By Gene Kerns, EdD, Vice President and Chief Academic Officer
I’m thrilled to announce the release of my new book, Unlocking Student Talent: The New Science of Developing Expertise.
As the chief academic officer at Renaissance, one of my top priorities is helping educators understand how advances in learning science can be applied in the classroom. To keep up with things, I have to read a lot. Nearly every publication adds a bit of new information or insight, but a precious few change the way I view the world. The Talent Code by Daniel Coyle is one of those precious few.
The book profiles the experiences of world-class performers—people who stand out in various fields. Through a combination of research, site visits, and stories, Coyle attempts to illuminate “the talent code”—a series of experiences and factors that turn generally ordinary people into world-class performers.
I stumbled upon the book on the way to a meeting. While waiting in an airport, it caught my eye and I purchased it on a whim. I started reading it during the flight and found it impossible to put down. When I landed, I couldn’t wait to tell others. In fact, during the meeting, eyes began to roll as I continually referenced the book.
One of the three elements Coyle identifies as essential to eventual success is “deep practice.” Since its formation, Renaissance has stressed the vital importance of students practicing essential skills. Coyle’s insights shed new light on why we’ve seen such great success with our practice programs, Renaissance Accelerated Reader 360® and Renaissance Accelerated Math®.
After The Talent Code, I transitioned to similar works: Outliers by Malcom Gladwell, Talent is Overrated by Geoff Colvin, and Bounce by Matthew Syed. I also became aware of Dr. Anders Ericsson’s seminal research and the book he recently co-authored along with Robert Pool, Peak: Secrets from the New Science of Expertise. I even had the fortune to host Ericsson’s webinar on the secrets of deliberate practice.
Dr. Gene Kerns
As much as I enjoyed all these works, something pained me about them. Most were written for a general audience, and none of them were expressly written with educators in mind. After years of reflecting on how to best distill this research with educators at the forefront, I had the opportunity to work with Dr. Robin Fogarty, internationally renowned education consultant and author, and Brian Pete, adult learning and professional development expert. The result of our collaboration is Unlocking Student Talent: The New Science of Developing Expertise, which presents this research in meaningful terms for educators.
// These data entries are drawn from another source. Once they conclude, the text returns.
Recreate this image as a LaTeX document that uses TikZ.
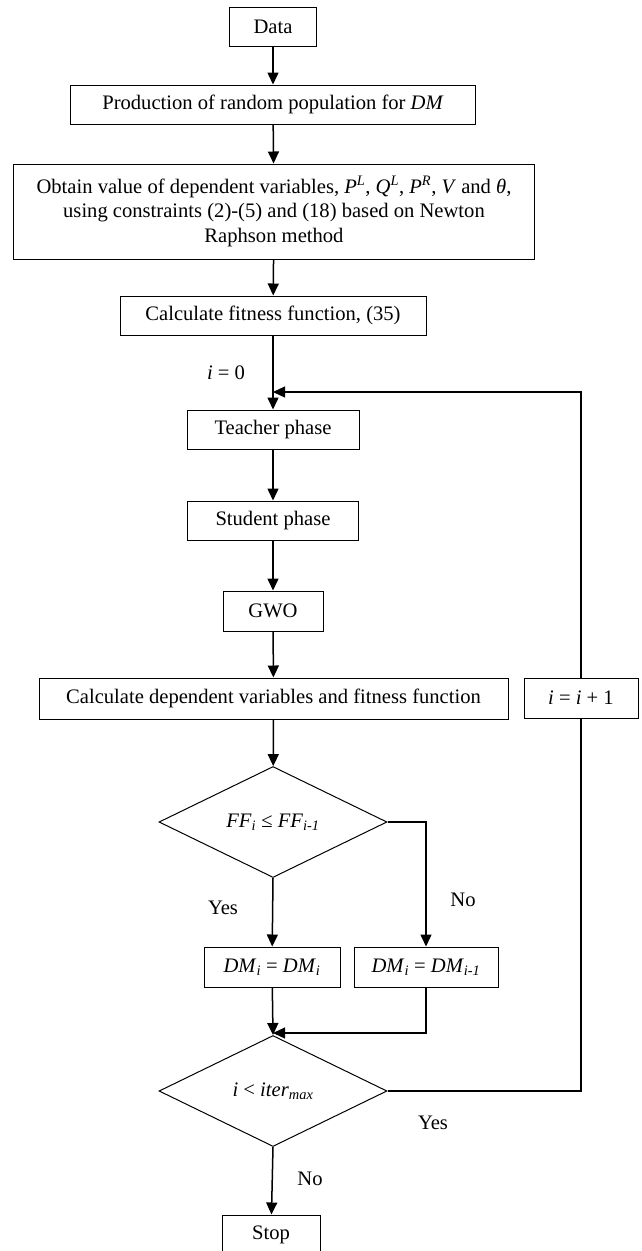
\documentclass[tikz,border=0pt]{standalone}
\usepackage{fontspec}
\setmainfont{Liberation Serif}
\usetikzlibrary{shapes.geometric,arrows.meta}
\begin{document}
\begin{tikzpicture}[x=1pt,y=-1pt,
  font=\fontsize{20.6}{24.5}\selectfont,
  box/.style={draw,line width=1pt,inner sep=0pt,align=center,minimum height=39pt},
  dia/.style={draw,line width=1pt,shape=diamond,inner sep=0pt,minimum width=228pt,minimum height=111pt},
  flow/.style={line width=1.5pt,-{Triangle[length=12pt,width=11pt]}},
  thinflow/.style={line width=1.1pt,-{Triangle[length=12pt,width=11pt]}},
  plain/.style={line width=1.1pt},
  lbl/.style={inner sep=0pt}]
\useasboundingbox (0,0) rectangle (642,1251);
\node[box,minimum width=87pt] (data) at (273,26.5) {Data};
\node[box,minimum width=405pt] (prod) at (273,104.5) {Production of random population for \textit{DM}};
\node[box,minimum width=521pt,minimum height=95pt] (obtain) at (274,211.5)
  {Obtain value of dependent variables, \textit{P}\textsuperscript{\textit{L}}, \textit{Q}\textsuperscript{\textit{L}}, \textit{P}\textsuperscript{\textit{R}}, \textit{V} and \textit{θ},\\
   using constraints (2)-(5) and (18) based on Newton\\ Raphson method};
\node[box,minimum width=306pt] (calcfit) at (273,315.5) {Calculate fitness function, (35)};
\node[lbl] (izero) at (226,373) {\textit{i} = 0};
\coordinate (join) at (273,392);
\node[box,minimum width=172pt] (teacher) at (273,429.5) {Teacher phase};
\node[box,minimum width=171pt] (student) at (273,520.5) {Student phase};
\node[box,minimum width=100pt,minimum height=40pt] (gwo) at (273,611) {GWO};
\node[box,minimum width=469pt,minimum height=41pt] (calcdep) at (273.5,698.5) {Calculate dependent variables and fitness function};
\node[box,minimum width=114pt,minimum height=40pt] (iter) at (581,698) {\textit{i} = \textit{i} + 1};
\node[dia] (dia1) at (273,822) {\textit{FF}\textsubscript{\textit{i}} ≤ \textit{FF}\textsubscript{\textit{i-1}}};
\node[lbl] (yes1) at (223,908) {Yes};
\node[lbl] (no1) at (463,900) {No};
\node[box,minimum width=136pt,minimum height=40pt] (dml) at (272,967) {\textit{DM}\textsubscript{\textit{i}} = \textit{DM}\textsubscript{\textit{i}}};
\node[box,minimum width=144pt,minimum height=40pt] (dmr) at (426,967) {\textit{DM}\textsubscript{\textit{i}} = \textit{DM}\textsubscript{\textit{i-1}}};
\coordinate (merge) at (273,1033);
\node[dia] (dia2) at (273,1091) {\textit{i} < \textit{iter}\textsubscript{\textit{max}}};
\node[lbl] (yes2) at (433,1123) {Yes};
\node[lbl] (no2) at (310,1179) {No};
\node[box,minimum width=98pt,minimum height=40pt] (stop) at (271,1235) {Stop};
% connectors
\draw[flow] (data) -- (prod);
\draw[flow] (prod) -- (obtain);
\draw[flow] (obtain) -- (calcfit);
\draw[flow] (calcfit) -- (teacher);
\draw[flow] (teacher) -- (student);
\draw[flow] (student) -- (gwo);
\draw[flow] (gwo) -- (calcdep);
\draw[flow] (calcdep) -- (dia1);
\draw[flow] (dia1.south) -- (dml);
\draw[flow] (dia1.east) -| (dmr.north);
\draw[flow] (dml) -- (dia2.north);
\draw[thinflow] (dmr.south) |- (merge);
\draw[flow] (dia2.south) -- (stop);
\draw[plain] (dia2.east) -| (iter.south);
\draw[thinflow] (iter.north) |- (join);
\end{tikzpicture}
\end{document}
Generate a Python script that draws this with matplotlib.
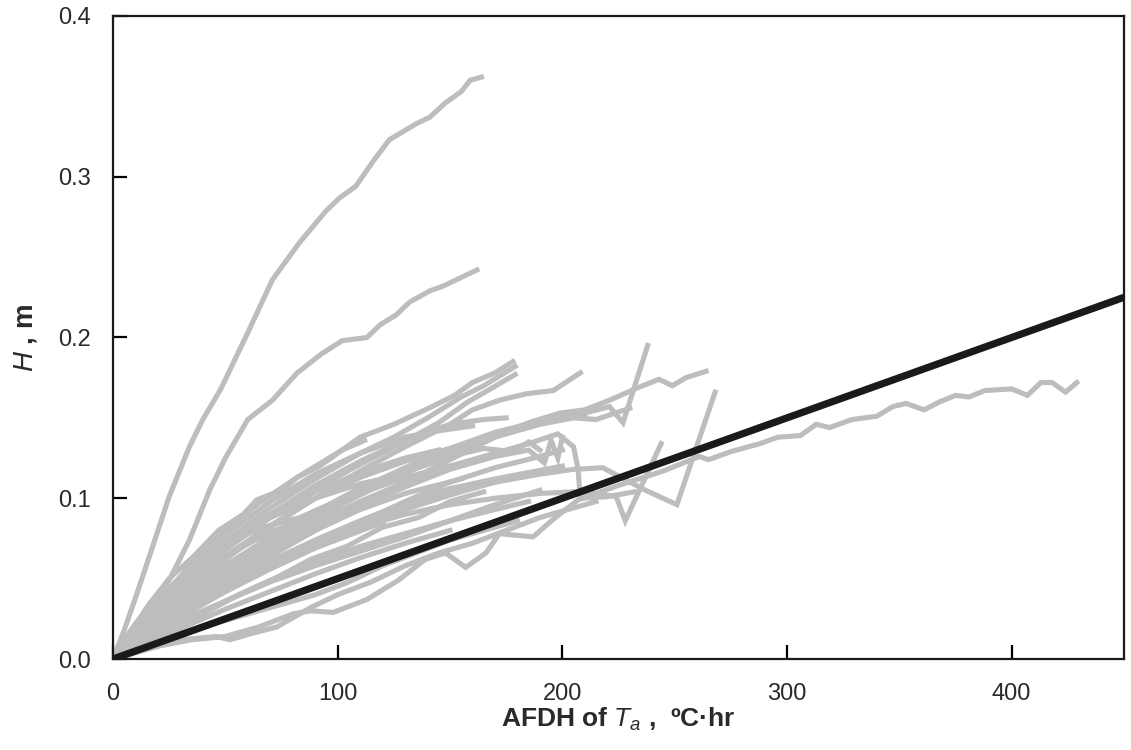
import matplotlib
matplotlib.use("Agg")
import matplotlib.pyplot as plt

plt.rcParams['font.family'] = ['Liberation Sans', 'DejaVu Sans']
plt.rcParams['mathtext.fontset'] = 'custom'
plt.rcParams['mathtext.it'] = 'Liberation Sans:italic'
plt.rcParams['mathtext.rm'] = 'Liberation Sans'

# fitted line H = k * AFDH
line_x = [0, 450]
line_y = [0, 0.225]

curves = [
    ([0, 5, 10, 16, 25, 34, 40, 48, 60, 71, 83, 95, 101, 108, 116, 123, 135, 141, 148, 155, 159, 164],
     [0, 0.018, 0.038, 0.063, 0.101, 0.132, 0.149, 0.168, 0.203, 0.236, 0.259, 0.279, 0.287, 0.294, 0.310, 0.323, 0.333, 0.337, 0.346, 0.353, 0.360, 0.362]),
    ([0, 5, 10, 17, 25, 34, 43, 50, 60, 71, 82, 93, 102, 113, 119, 126, 132, 141, 147, 153, 162],
     [0, 0.012, 0.022, 0.034, 0.049, 0.074, 0.105, 0.125, 0.149, 0.161, 0.178, 0.190, 0.198, 0.200, 0.208, 0.214, 0.222, 0.229, 0.232, 0.236, 0.242]),
    ([0, 10, 20, 35, 50, 65, 80, 88, 98, 113, 127, 139, 148, 157, 166, 172, 187, 196, 207, 225, 245, 261, 265, 275, 288, 296, 306, 313, 319, 329, 340, 347, 353, 361, 368, 375, 381, 388, 400, 407, 413, 418, 424, 429],
     [0, 0.004, 0.008, 0.012, 0.014, 0.020, 0.028, 0.030, 0.029, 0.037, 0.049, 0.062, 0.066, 0.057, 0.066, 0.078, 0.076, 0.087, 0.099, 0.108, 0.117, 0.126, 0.124, 0.129, 0.134, 0.138, 0.139, 0.146, 0.144, 0.149, 0.151, 0.157, 0.159, 0.155, 0.160, 0.164, 0.163, 0.167, 0.168, 0.164, 0.172, 0.172, 0.166, 0.172]),
    ([0, 10, 20, 35, 50, 70, 90, 110, 130, 150, 170, 185, 199, 210, 221, 234, 243, 249, 255, 264],
     [0, 0.012, 0.022, 0.036, 0.048, 0.064, 0.080, 0.095, 0.110, 0.124, 0.138, 0.147, 0.153, 0.155, 0.161, 0.169, 0.174, 0.170, 0.175, 0.179]),
    ([0, 10, 20, 35, 50, 70, 90, 110, 130, 150, 160, 172, 184, 196, 208],
     [0, 0.014, 0.027, 0.045, 0.062, 0.082, 0.100, 0.117, 0.132, 0.146, 0.155, 0.161, 0.165, 0.167, 0.178]),
    ([0, 10, 20, 35, 50, 65, 82, 102, 110, 125, 142, 152, 160, 170, 178],
     [0, 0.018, 0.034, 0.060, 0.080, 0.097, 0.113, 0.130, 0.138, 0.146, 0.157, 0.164, 0.172, 0.178, 0.185]),
    ([0, 10, 20, 35, 50, 70, 90, 110, 125, 140, 155, 165, 172, 179],
     [0, 0.016, 0.031, 0.054, 0.073, 0.094, 0.112, 0.128, 0.138, 0.150, 0.163, 0.170, 0.176, 0.182]),
    ([0, 10, 20, 35, 50, 70, 90, 110, 128, 145, 158, 168, 179],
     [0, 0.015, 0.029, 0.050, 0.068, 0.089, 0.106, 0.121, 0.134, 0.147, 0.160, 0.168, 0.177]),
    ([0, 10, 20, 35, 50, 70, 90, 110, 130, 150, 170, 185, 200, 210, 221, 227, 238],
     [0, 0.013, 0.025, 0.041, 0.055, 0.072, 0.088, 0.102, 0.116, 0.128, 0.139, 0.146, 0.151, 0.153, 0.157, 0.147, 0.195]),
    ([0, 10, 20, 35, 50, 70, 90, 110, 130, 150, 170, 190, 205, 218, 237, 251, 268],
     [0, 0.010, 0.020, 0.033, 0.045, 0.060, 0.073, 0.085, 0.095, 0.104, 0.110, 0.115, 0.118, 0.119, 0.105, 0.096, 0.166]),
    ([0, 10, 20, 35, 50, 70, 90, 110, 130, 150, 170, 190, 205, 215, 224, 228, 236, 244],
     [0, 0.011, 0.021, 0.035, 0.047, 0.061, 0.073, 0.082, 0.090, 0.096, 0.100, 0.103, 0.104, 0.103, 0.101, 0.086, 0.110, 0.134]),
    ([0, 10, 20, 35, 50, 70, 90, 110, 130, 150, 170, 185, 198, 205, 207, 208, 220, 232],
     [0, 0.012, 0.024, 0.040, 0.053, 0.070, 0.085, 0.098, 0.110, 0.120, 0.128, 0.134, 0.140, 0.132, 0.118, 0.100, 0.101, 0.104]),
    ([0, 10, 20, 35, 50, 70, 90, 110, 130, 150, 170, 185, 192, 195, 198, 200],
     [0, 0.012, 0.023, 0.038, 0.051, 0.067, 0.082, 0.095, 0.107, 0.118, 0.126, 0.130, 0.122, 0.136, 0.125, 0.138]),
    ([0, 10, 20, 35, 50, 70, 90, 110, 130, 150, 165, 178, 185, 190],
     [0, 0.014, 0.027, 0.044, 0.058, 0.076, 0.091, 0.104, 0.116, 0.126, 0.131, 0.129, 0.135, 0.130]),
    ([0, 10, 20, 35, 50, 70, 90, 110, 130, 150, 165, 175],
     [0, 0.017, 0.032, 0.052, 0.070, 0.090, 0.108, 0.123, 0.136, 0.146, 0.149, 0.150]),
    ([0, 10, 20, 35, 50, 70, 90, 110, 130, 145, 160],
     [0, 0.019, 0.036, 0.058, 0.077, 0.098, 0.115, 0.128, 0.138, 0.142, 0.145]),
    ([0, 10, 20, 35, 50, 70, 90, 110, 130, 150],
     [0, 0.013, 0.025, 0.041, 0.056, 0.074, 0.090, 0.103, 0.113, 0.120]),
    ([0, 10, 20, 35, 50, 70, 90, 110, 125, 140],
     [0, 0.010, 0.019, 0.032, 0.044, 0.059, 0.073, 0.085, 0.093, 0.100]),
    ([0, 10, 20, 35, 50, 70, 90, 110, 130, 150, 160, 170],
     [0, 0.009, 0.018, 0.030, 0.042, 0.057, 0.070, 0.082, 0.093, 0.102, 0.106, 0.110]),
    ([0, 10, 20, 35, 50, 70, 90, 110, 130, 150, 170, 185],
     [0, 0.008, 0.016, 0.026, 0.036, 0.049, 0.060, 0.070, 0.078, 0.086, 0.093, 0.098]),
    ([0, 10, 20, 35, 50, 70, 90, 110, 130],
     [0, 0.018, 0.034, 0.054, 0.070, 0.088, 0.100, 0.109, 0.115]),
    ([0, 10, 20, 35, 50, 70, 90, 105, 120],
     [0, 0.010, 0.019, 0.031, 0.042, 0.056, 0.069, 0.077, 0.085]),
    ([0, 10, 20, 35, 50, 70, 90, 110, 130, 150, 170, 185, 200],
     [0, 0.011, 0.021, 0.034, 0.046, 0.061, 0.074, 0.086, 0.097, 0.106, 0.112, 0.116, 0.120]),
    ([0, 10, 20, 35, 50, 70, 90, 110, 130, 150, 165],
     [0, 0.015, 0.029, 0.048, 0.064, 0.083, 0.100, 0.113, 0.123, 0.131, 0.135]),
    ([0, 15, 30, 46, 52, 62, 73, 88, 100, 115, 130, 145, 160, 175, 190, 205, 215],
     [0, 0.006, 0.012, 0.014, 0.012, 0.016, 0.020, 0.032, 0.040, 0.048, 0.058, 0.066, 0.072, 0.080, 0.088, 0.094, 0.098]),
    ([0, 10, 20, 35, 50, 70, 90, 110, 130, 150],
     [0, 0.007, 0.013, 0.022, 0.031, 0.042, 0.053, 0.063, 0.072, 0.080]),
    ([0, 10, 20, 35, 50, 70, 90, 110, 130, 150, 170, 190, 200],
     [0, 0.010, 0.019, 0.031, 0.042, 0.057, 0.071, 0.085, 0.098, 0.110, 0.119, 0.126, 0.130]),
    ([0, 10, 20, 35, 50, 70, 90, 110],
     [0, 0.016, 0.030, 0.049, 0.064, 0.079, 0.089, 0.095]),
    ([0, 10, 20, 35, 50, 65, 80, 95],
     [0, 0.020, 0.037, 0.058, 0.072, 0.081, 0.087, 0.090]),
    ([0, 10, 20, 35, 50, 70, 90, 110, 130, 145],
     [0, 0.016, 0.031, 0.051, 0.068, 0.088, 0.104, 0.116, 0.125, 0.130]),
    ([0, 10, 20, 35, 50, 70, 90, 110, 130, 150, 170, 190, 210],
     [0, 0.013, 0.025, 0.042, 0.057, 0.075, 0.091, 0.106, 0.119, 0.131, 0.141, 0.148, 0.152]),
    ([0, 10, 20, 35, 50, 70, 90, 110, 130, 150, 170, 190],
     [0, 0.009, 0.017, 0.027, 0.036, 0.048, 0.058, 0.067, 0.076, 0.086, 0.096, 0.105]),
    ([0, 15, 30, 45, 60, 75, 90, 105, 120, 135, 150, 165, 180],
     [0, 0.008, 0.016, 0.022, 0.028, 0.034, 0.040, 0.048, 0.058, 0.066, 0.074, 0.080, 0.086]),
    ([0, 10, 20, 35, 50, 70, 90, 110, 130, 150, 170, 190, 205, 215, 230],
     [0, 0.012, 0.024, 0.040, 0.054, 0.072, 0.088, 0.103, 0.116, 0.128, 0.138, 0.146, 0.150, 0.149, 0.156]),
    ([0, 10, 20, 35, 50, 70, 90, 110, 130, 155],
     [0, 0.012, 0.022, 0.036, 0.049, 0.065, 0.080, 0.093, 0.103, 0.112]),
    ([0, 8, 16, 25, 36, 47, 58, 64, 75, 82, 92, 102, 112],
     [0, 0.017, 0.034, 0.050, 0.064, 0.080, 0.090, 0.099, 0.105, 0.113, 0.120, 0.130, 0.136]),
    ([0, 12, 24, 38, 52, 66, 80, 96, 112, 128, 140],
     [0, 0.014, 0.030, 0.046, 0.060, 0.071, 0.086, 0.096, 0.108, 0.114, 0.124]),
    ([0, 12, 26, 40, 56, 72, 88, 104, 120, 136, 150, 165],
     [0, 0.009, 0.020, 0.028, 0.040, 0.050, 0.062, 0.070, 0.082, 0.088, 0.098, 0.104]),
]

fig = plt.figure(figsize=(11.31, 7.5), dpi=100)
ax = fig.add_axes([0.0999, 0.1213, 0.8939, 0.8574])

for cx, cy in curves:
    ax.plot(cx, cy, color='#bdbdbd', lw=3.7, solid_joinstyle='miter', zorder=2)

ax.plot(line_x, line_y, color='#1a1a1a', lw=5.2, solid_capstyle='butt', zorder=3)

ax.set_xlim(0, 450)
ax.set_ylim(0, 0.4)
ax.set_xticks([0, 100, 200, 300, 400])
ax.set_yticks([0, 0.1, 0.2, 0.3, 0.4])
ax.set_yticklabels(['0.0', '0.1', '0.2', '0.3', '0.4'])
ax.tick_params(direction='in', length=10, width=1.6, labelsize=17,
               labelcolor='#2a2a2a', top=False, right=False)
ax.tick_params(axis='x', pad=17)
ax.tick_params(axis='y', pad=16)
for s in ax.spines.values():
    s.set_linewidth(1.6)
    s.set_color('#1a1a1a')

ax.set_xlabel('AFDH of $T_a$ ,  ºC·hr', fontsize=19, fontweight='bold',
              color='#2a2a2a', labelpad=1)
ax.set_ylabel('$H$ , m', fontsize=20, fontweight='bold', color='#2a2a2a',
              labelpad=14)

fig.savefig('out.png', dpi=100)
We’re very excited by the book’s early reception. Dr. Ericsson and Mr. Pool graciously reviewed the text and, in the forward, they heralded the book as “offer[ing] revolutionary proposals for transforming general education.” Leading assessment expert Dr. Rick Stiggins provided an endorsement and called the book “a guide book for all who wish to use assessment for learning and other strategies in partnership with talented learners in the service of their success.” (I also had the pleasure of hosting Dr. Stiggins’ webinar on the perfect district assessment system.)
We hope this book will change the way educators like you view daily work and that it has a profound impact on you, much like The Talent Code did on me. The science of expertise reveals that we are all gifted. We are “all endowed with a brain so flexible and adaptable that it [can], with the right sort of training, develop a capability that seems quite magical to those who do not possess it” (Ericsson and Pool, 2016).
So much talent is yet to be tapped.
Gene Kerns, EdD, is a third-generation educator with teaching experience from elementary through the university level, in addition to his K–12 administrative experience. As Vice President and Chief Academic Officer at Renaissance, Dr. Kerns advises educators in both the US and the UK about academic trends and opportunities. Previously, he served as the Supervisor of Academic Services for the Milford School District in Milford, Delaware. He has bachelor’s and master’s degrees from Longwood College in Virginia and a doctor of education degree from the University of Delaware. His first publication, Informative Assessment: When It’s Not About a Grade, focused on using routine, reflective, and rigorous informative assessments to inform and improve teaching practices and student learning.